Françoise-Hélène Jourda
An Architecture of Difference
The 2001 John Dinkeloo Memorial Lecture
- Price: $11.50
- Paperback—48 pages (2001)
- ISBN: 1-891197-20-7
- Dimensions: 6.5" x 9"
- © 2001 The University of Michigan College of Architecture and Urban Planning, University of Michigan / Françoise-Hélène Jourda, Paris.

Editor: Brian Carter
Design: John Wagner
Printing: Goetzcraft Printers, Inc.
Sample Selection
In 1982, three years after I had graduated, we won another competition. This was even more significant. It was for the design of a new School of Architecture in France. The new building was to replace the school where we had studied in Lyon and that had subsequently been damaged by fire. This project was a very good lesson that taught us a lot about working with clients and also how to build buildings. Up until this point, we had designed and built a couple of houses locally and had also won competitions to design new housing to be built of rammed earth at Isle d'Abeau and the La Lanterne school in the new town of Cergy-Pontoise. However the design of this new School of Architecture presented a completely different order and complexity of work.
The 90,000 square foot building was to provide all the facilities for a new school on an existing campus at Vaulx-en-Velin on the outskirts of Lyon. Our proposal was to create a large open design studio in which all of the students could have a space to work. In many ways, it was an idea for a space not unlike your own studios that I have seen here at Michigan. Our design grouped the activities of the School so that all of the classrooms and workshops were located on the ground floor and housed within a heavy concrete structure. This base not only provided an actual foundation for the studio above but also a metaphoric one. It designated the place in the school where skills and knowledge would be acquired before being developed in the studio upstairs. As a contrast, we wanted the studio to be a large daylit open place where ideas could be easily explored and the design process freely observed.

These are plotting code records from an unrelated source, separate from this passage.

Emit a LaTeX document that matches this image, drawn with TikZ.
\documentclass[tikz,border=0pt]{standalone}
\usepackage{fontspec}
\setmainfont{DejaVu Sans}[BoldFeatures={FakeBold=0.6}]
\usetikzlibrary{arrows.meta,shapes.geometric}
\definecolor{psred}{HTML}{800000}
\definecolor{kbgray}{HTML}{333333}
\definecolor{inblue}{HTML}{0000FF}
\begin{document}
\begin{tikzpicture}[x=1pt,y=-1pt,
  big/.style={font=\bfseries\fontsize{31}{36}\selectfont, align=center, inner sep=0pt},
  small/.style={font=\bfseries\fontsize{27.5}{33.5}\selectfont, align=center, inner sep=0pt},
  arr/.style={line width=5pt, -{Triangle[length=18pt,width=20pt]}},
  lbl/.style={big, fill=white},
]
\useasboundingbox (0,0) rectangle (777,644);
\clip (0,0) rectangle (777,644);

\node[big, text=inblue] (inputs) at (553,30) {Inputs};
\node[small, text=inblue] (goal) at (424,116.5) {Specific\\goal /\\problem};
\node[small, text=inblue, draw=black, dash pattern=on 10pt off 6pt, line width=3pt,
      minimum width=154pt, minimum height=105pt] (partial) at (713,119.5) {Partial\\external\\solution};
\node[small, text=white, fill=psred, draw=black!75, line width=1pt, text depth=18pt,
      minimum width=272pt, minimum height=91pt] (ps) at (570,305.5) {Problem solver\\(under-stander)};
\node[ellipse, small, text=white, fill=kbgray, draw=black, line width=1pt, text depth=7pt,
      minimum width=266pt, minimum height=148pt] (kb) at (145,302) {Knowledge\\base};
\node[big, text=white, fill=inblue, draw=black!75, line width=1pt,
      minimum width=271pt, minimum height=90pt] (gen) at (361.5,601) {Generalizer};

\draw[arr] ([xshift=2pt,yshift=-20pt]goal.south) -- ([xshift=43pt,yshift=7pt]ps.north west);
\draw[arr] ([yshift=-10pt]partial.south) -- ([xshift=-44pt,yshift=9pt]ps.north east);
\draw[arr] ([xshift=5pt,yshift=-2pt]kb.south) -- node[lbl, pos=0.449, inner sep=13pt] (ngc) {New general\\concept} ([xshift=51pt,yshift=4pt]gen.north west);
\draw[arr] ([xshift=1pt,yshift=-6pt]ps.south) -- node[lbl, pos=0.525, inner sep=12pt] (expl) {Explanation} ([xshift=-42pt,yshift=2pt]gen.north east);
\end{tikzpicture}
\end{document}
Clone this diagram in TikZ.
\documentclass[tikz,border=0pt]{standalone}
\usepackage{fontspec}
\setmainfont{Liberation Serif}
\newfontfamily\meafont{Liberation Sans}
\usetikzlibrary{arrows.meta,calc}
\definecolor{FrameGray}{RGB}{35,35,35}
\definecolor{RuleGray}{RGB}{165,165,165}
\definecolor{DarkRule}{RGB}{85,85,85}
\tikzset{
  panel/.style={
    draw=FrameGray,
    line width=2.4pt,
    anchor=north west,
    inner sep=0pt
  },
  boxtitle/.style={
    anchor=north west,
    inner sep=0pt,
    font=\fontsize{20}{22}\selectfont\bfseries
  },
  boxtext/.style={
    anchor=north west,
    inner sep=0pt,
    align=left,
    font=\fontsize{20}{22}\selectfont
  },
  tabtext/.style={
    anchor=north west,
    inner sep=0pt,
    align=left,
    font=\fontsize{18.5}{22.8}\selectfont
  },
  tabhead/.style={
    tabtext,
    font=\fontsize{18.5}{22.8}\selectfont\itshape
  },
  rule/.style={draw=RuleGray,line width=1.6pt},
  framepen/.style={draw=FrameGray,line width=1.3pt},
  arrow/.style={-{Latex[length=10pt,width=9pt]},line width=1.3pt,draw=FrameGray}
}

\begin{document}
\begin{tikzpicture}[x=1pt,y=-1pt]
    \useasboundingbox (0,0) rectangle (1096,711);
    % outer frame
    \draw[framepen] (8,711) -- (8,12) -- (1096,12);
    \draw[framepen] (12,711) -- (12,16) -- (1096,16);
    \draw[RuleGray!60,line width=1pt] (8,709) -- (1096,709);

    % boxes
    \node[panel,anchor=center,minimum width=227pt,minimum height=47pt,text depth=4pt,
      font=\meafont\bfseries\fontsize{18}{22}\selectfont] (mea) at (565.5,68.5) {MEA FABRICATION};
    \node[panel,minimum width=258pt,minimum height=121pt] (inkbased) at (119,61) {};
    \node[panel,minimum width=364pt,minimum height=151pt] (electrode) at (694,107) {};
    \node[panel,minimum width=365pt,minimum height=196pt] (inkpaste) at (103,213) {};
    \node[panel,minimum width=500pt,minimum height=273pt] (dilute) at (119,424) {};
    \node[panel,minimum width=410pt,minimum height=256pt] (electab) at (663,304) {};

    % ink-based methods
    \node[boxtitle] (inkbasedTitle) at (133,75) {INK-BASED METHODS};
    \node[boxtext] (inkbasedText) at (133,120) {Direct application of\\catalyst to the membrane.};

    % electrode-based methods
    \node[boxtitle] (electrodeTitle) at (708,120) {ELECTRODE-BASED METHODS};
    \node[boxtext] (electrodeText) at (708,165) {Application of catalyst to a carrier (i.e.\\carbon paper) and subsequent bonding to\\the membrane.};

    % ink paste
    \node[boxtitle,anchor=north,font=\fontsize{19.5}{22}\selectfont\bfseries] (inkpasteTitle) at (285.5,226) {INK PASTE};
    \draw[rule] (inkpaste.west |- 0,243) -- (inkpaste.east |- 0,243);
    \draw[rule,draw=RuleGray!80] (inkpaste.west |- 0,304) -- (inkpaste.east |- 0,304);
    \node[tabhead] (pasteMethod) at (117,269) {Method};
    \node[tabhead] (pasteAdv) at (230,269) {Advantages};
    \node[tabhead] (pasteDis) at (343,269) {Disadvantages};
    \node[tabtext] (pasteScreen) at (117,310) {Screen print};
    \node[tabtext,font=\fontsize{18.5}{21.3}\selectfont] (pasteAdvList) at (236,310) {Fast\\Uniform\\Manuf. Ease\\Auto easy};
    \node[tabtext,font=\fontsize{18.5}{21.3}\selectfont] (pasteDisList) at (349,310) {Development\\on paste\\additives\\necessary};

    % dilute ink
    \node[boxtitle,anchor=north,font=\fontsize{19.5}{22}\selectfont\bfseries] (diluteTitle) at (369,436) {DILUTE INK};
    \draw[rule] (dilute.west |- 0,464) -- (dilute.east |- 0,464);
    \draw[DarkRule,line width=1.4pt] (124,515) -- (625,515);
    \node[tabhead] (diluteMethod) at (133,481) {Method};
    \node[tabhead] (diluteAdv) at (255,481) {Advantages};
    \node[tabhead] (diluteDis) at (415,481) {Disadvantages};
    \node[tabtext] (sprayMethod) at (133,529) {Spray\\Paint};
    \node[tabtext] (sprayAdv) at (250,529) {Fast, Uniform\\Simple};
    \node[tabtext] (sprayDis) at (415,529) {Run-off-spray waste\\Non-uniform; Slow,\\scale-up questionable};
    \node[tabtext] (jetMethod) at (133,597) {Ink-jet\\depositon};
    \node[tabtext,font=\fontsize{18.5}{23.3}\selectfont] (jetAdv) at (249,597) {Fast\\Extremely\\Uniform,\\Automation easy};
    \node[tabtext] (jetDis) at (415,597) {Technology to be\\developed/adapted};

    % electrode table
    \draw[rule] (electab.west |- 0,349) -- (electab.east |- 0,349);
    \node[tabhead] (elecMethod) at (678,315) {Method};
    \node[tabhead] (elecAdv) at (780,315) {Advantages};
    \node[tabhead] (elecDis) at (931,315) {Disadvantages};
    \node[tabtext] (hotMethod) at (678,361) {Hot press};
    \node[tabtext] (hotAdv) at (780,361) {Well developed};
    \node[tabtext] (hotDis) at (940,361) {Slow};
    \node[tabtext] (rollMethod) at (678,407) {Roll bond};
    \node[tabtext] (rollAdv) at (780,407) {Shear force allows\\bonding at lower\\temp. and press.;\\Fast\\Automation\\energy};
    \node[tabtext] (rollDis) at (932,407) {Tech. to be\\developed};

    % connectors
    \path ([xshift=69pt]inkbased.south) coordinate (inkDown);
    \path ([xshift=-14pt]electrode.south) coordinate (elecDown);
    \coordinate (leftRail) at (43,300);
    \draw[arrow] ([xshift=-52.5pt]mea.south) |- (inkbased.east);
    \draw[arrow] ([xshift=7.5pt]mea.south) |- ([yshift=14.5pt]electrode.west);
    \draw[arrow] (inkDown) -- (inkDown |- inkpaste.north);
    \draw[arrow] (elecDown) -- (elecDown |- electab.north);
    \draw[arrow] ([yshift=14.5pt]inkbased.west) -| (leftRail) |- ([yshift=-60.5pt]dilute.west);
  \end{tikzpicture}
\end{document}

Consequently, we designed it to be defined by an open but clearly articulated structural frame that supports a light roof. This stratification is broken along the length of the building by a central public street that provides access to all parts of the school and also serves as a space for exhibitions, discussions and informal meetings. The central axis is terminated by a square that contains a cafe and the library and links the teaching areas to an independent building housing the offices for the faculty and the administration.
In the selection of materials and the detailed design we tried to express how the building works. For example, the structural systems at each level are made explicit. The cellular classroom spaces on the ground floor are defined by the mass and weight of the reinforced concrete walls and the vaulted ceilings. In contrast, the studios above are situated within a single open space that is defined by a structural frame made up of glue-laminated timber columns and beams with specially designed cast steel connections. We designed these connections for the project and each one represents an effort on our part to explain how the structural system is working. Each of the elements of the structural frame is clearly articulated. In this way the very different materials and construction systems are made explicit and the performance of the structure is made obvious.
The studio is enclosed by glazed wails that are shaded by a series of external fabric structures. Double glass walls provide additional insulation in summer while ensuring that solar gains can be utilized to pre-heat air that is circulated in the winter. As a result, the design of the building seeks to work with nature and provide good levels of natural daylight, utilize solar gain and take advantage of the thermal capacity of the structure so as to reduce dependancy on mechanical and electrical systems wherever possible. In this way, the building also becomes a teaching device—a way to help students understand the physics of the building. It shows how the different structural and environmental systems work and demonstrates how the choice of materials, design and detailing of these systems has been integrated to inform the architectural idea.